> What you will do
In your copy, include every line of the listing below exactly but none of the pictures.

> Source data
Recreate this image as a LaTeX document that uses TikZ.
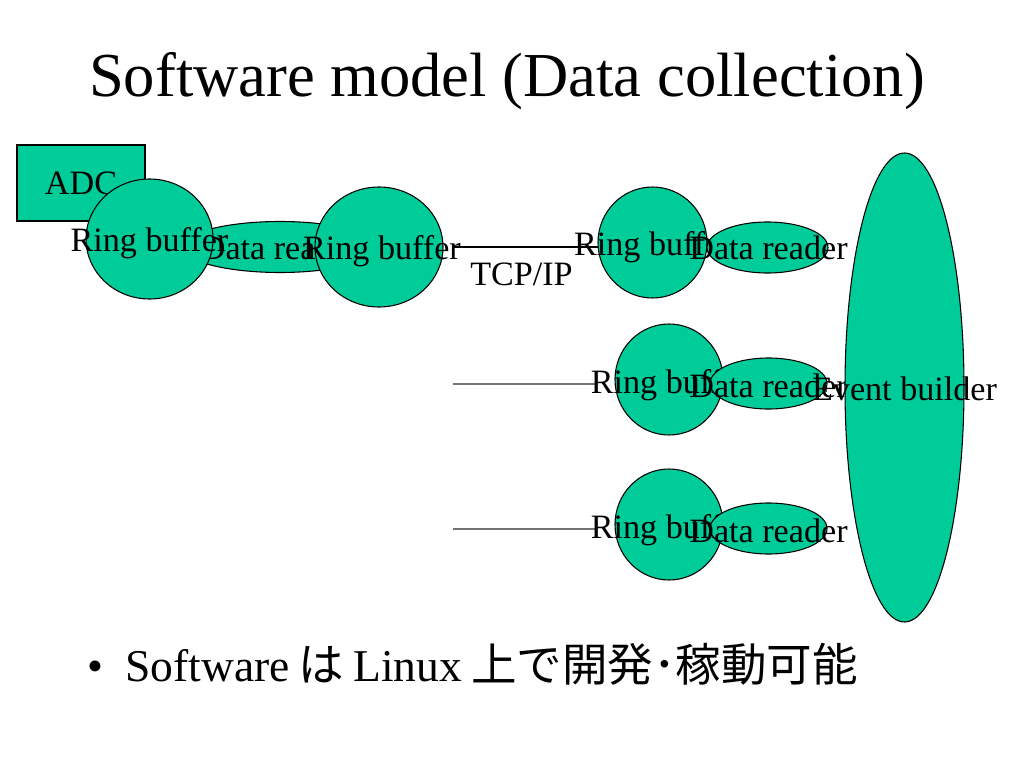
\documentclass[tikz,border=0pt]{standalone}
\usepackage{fontspec}
\setmainfont{Liberation Serif}
\newfontfamily\cjkfont{Noto Sans CJK JP}
\usetikzlibrary{shapes.geometric}
\newcommand\pxu{0.703125pt}
\definecolor{blobgreen}{RGB}{0,204,153}
\begin{document}
\begin{tikzpicture}[x=0.703125pt,y=-0.703125pt,
  shp/.style={draw=black, line width=0.75pt, fill=blobgreen, inner sep=0pt, outer sep=0pt},
  oval/.style={shp, ellipse},
  box/.style={shp, rectangle},
  lbl/.style={font=\fontsize{24}{28}\selectfont, inner sep=0pt, anchor=base},
  wire/.style={line width=0.75pt, draw=black},
  graywire/.style={line width=0.9pt, draw=black!55}
]
\fill[white] (0,0) rectangle (1024,768);
\useasboundingbox (0,0) rectangle (1024,768);

% title
\node[inner sep=0pt, anchor=base, font=\fontsize{44}{52}\selectfont] (title) at (507,97) {Software model (Data collection)};

% ADC
\node[box, minimum width=128*\pxu, minimum height=76*\pxu] (adc) at (81,183) {};
\node[lbl] (adct) at (81,195) {ADC};

% left data reader (under the two ring buffers)
\node[oval, minimum width=196*\pxu, minimum height=51*\pxu] (dr1) at (280,247) {};
\node[lbl] (dr1t) at (280,260) {Data reader};

% ring buffer 1
\node[oval, minimum width=127*\pxu, minimum height=120*\pxu] (rb1) at (149.5,239) {};
\node[lbl] (rb1t) at (149.5,252) {Ring buffer};

% ring buffer 2
\node[oval, minimum width=128*\pxu, minimum height=120*\pxu] (rb2) at (379,247) {};
\node[lbl] (rb2t) at (382,260) {Ring buffer};

% TCP/IP link
\coordinate (l1s) at (453,247);
\coordinate (l1e) at (598,247);
\draw[wire] (l1s) -- (l1e);
\node[lbl] (tcp) at (521.5,285) {TCP/IP};

% row 1 right
\node[oval, minimum width=109*\pxu, minimum height=111*\pxu] (rb3) at (652.5,242.5) {};
\node[lbl] (rb3t) at (653,256) {Ring buffer};
\node[oval, minimum width=121*\pxu, minimum height=51*\pxu] (dr3) at (767.5,247.5) {};
\node[lbl] (dr3t) at (768.5,260) {Data reader};

% row 2 and 3 links
\coordinate (l2s) at (453,384);
\coordinate (l2e) at (597,384);
\coordinate (l3s) at (453,529);
\coordinate (l3e) at (597,529);
\draw[graywire] (l2s) -- (l2e);
\draw[graywire] (l3s) -- (l3e);

% row 2
\node[oval, minimum width=108*\pxu, minimum height=111*\pxu] (rb4) at (669,379.5) {};
\node[lbl] (rb4t) at (669.7,393) {Ring buffer};
\node[oval, minimum width=117*\pxu, minimum height=51*\pxu] (dr4) at (768.5,383.5) {};
\node[lbl] (dr4t) at (768.5,397) {Data reader};

% row 3
\node[oval, minimum width=108*\pxu, minimum height=111*\pxu] (rb5) at (669,524.5) {};
\node[lbl] (rb5t) at (669.7,538) {Ring buffer};
\node[oval, minimum width=117*\pxu, minimum height=51*\pxu] (dr5) at (768.5,528.5) {};
\node[lbl] (dr5t) at (768.5,542) {Data reader};

% event builder
\node[oval, minimum width=119*\pxu, minimum height=469*\pxu] (eb) at (904.5,387.5) {};
\node[lbl] (ebt) at (904.5,400) {Event builder};

% bullet line
\node[inner sep=0pt, anchor=base, font=\fontsize{32}{38}\selectfont] (bul) at (95,681) {•};
\node[inner sep=0pt, anchor=base west, font=\fontsize{32}{38}\selectfont] (btext) at (125,681)
  {Software\hspace{0.2em}{\cjkfont は}\hspace{0.2em}Linux\hspace{0.2em}{\cjkfont 上で開発･稼動可能}};
\end{tikzpicture}
\end{document}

> Output for this exercise
Recreate this image as a LaTeX document that uses TikZ.
\documentclass[tikz,border=0pt]{standalone}
\usepackage{fontspec}
\setmainfont{Liberation Serif}
\newfontfamily\cjkfont{Noto Sans CJK JP}
\usetikzlibrary{shapes.geometric}
\newcommand\pxu{0.703125pt}
\definecolor{blobgreen}{RGB}{0,204,153}
\begin{document}
\begin{tikzpicture}[x=0.703125pt,y=-0.703125pt,
  shp/.style={draw=black, line width=0.75pt, fill=blobgreen, inner sep=0pt, outer sep=0pt},
  oval/.style={shp, ellipse},
  box/.style={shp, rectangle},
  lbl/.style={font=\fontsize{24}{28}\selectfont, inner sep=0pt, anchor=base},
  wire/.style={line width=0.75pt, draw=black},
  graywire/.style={line width=0.9pt, draw=black!55}
]
\fill[white] (0,0) rectangle (1024,768);
\useasboundingbox (0,0) rectangle (1024,768);

% title
\node[inner sep=0pt, anchor=base, font=\fontsize{44}{52}\selectfont] (title) at (507,97) {Software model (Data collection)};

% ADC
\node[box, minimum width=128*\pxu, minimum height=76*\pxu] (adc) at (81,183) {};
\node[lbl] (adct) at (81,195) {ADC};

% left data reader (under the two ring buffers)
\node[oval, minimum width=196*\pxu, minimum height=51*\pxu] (dr1) at (280,247) {};
\node[lbl] (dr1t) at (280,260) {Data reader};

% ring buffer 1
\node[oval, minimum width=127*\pxu, minimum height=120*\pxu] (rb1) at (149.5,239) {};
\node[lbl] (rb1t) at (149.5,252) {Ring buffer};

% ring buffer 2
\node[oval, minimum width=128*\pxu, minimum height=120*\pxu] (rb2) at (379,247) {};
\node[lbl] (rb2t) at (382,260) {Ring buffer};

% TCP/IP link
\coordinate (l1s) at (453,247);
\coordinate (l1e) at (598,247);
\draw[wire] (l1s) -- (l1e);
\node[lbl] (tcp) at (521.5,285) {TCP/IP};

% row 1 right
\node[oval, minimum width=109*\pxu, minimum height=111*\pxu] (rb3) at (652.5,242.5) {};
\node[lbl] (rb3t) at (653,256) {Ring buffer};
\node[oval, minimum width=121*\pxu, minimum height=51*\pxu] (dr3) at (767.5,247.5) {};
\node[lbl] (dr3t) at (768.5,260) {Data reader};

% row 2 and 3 links
\coordinate (l2s) at (453,384);
\coordinate (l2e) at (597,384);
\coordinate (l3s) at (453,529);
\coordinate (l3e) at (597,529);
\draw[graywire] (l2s) -- (l2e);
\draw[graywire] (l3s) -- (l3e);

% row 2
\node[oval, minimum width=108*\pxu, minimum height=111*\pxu] (rb4) at (669,379.5) {};
\node[lbl] (rb4t) at (669.7,393) {Ring buffer};
\node[oval, minimum width=117*\pxu, minimum height=51*\pxu] (dr4) at (768.5,383.5) {};
\node[lbl] (dr4t) at (768.5,397) {Data reader};

% row 3
\node[oval, minimum width=108*\pxu, minimum height=111*\pxu] (rb5) at (669,524.5) {};
\node[lbl] (rb5t) at (669.7,538) {Ring buffer};
\node[oval, minimum width=117*\pxu, minimum height=51*\pxu] (dr5) at (768.5,528.5) {};
\node[lbl] (dr5t) at (768.5,542) {Data reader};

% event builder
\node[oval, minimum width=119*\pxu, minimum height=469*\pxu] (eb) at (904.5,387.5) {};
\node[lbl] (ebt) at (904.5,400) {Event builder};

% bullet line
\node[inner sep=0pt, anchor=base, font=\fontsize{32}{38}\selectfont] (bul) at (95,681) {•};
\node[inner sep=0pt, anchor=base west, font=\fontsize{32}{38}\selectfont] (btext) at (125,681)
  {Software\hspace{0.2em}{\cjkfont は}\hspace{0.2em}Linux\hspace{0.2em}{\cjkfont 上で開発･稼動可能}};
\end{tikzpicture}
\end{document}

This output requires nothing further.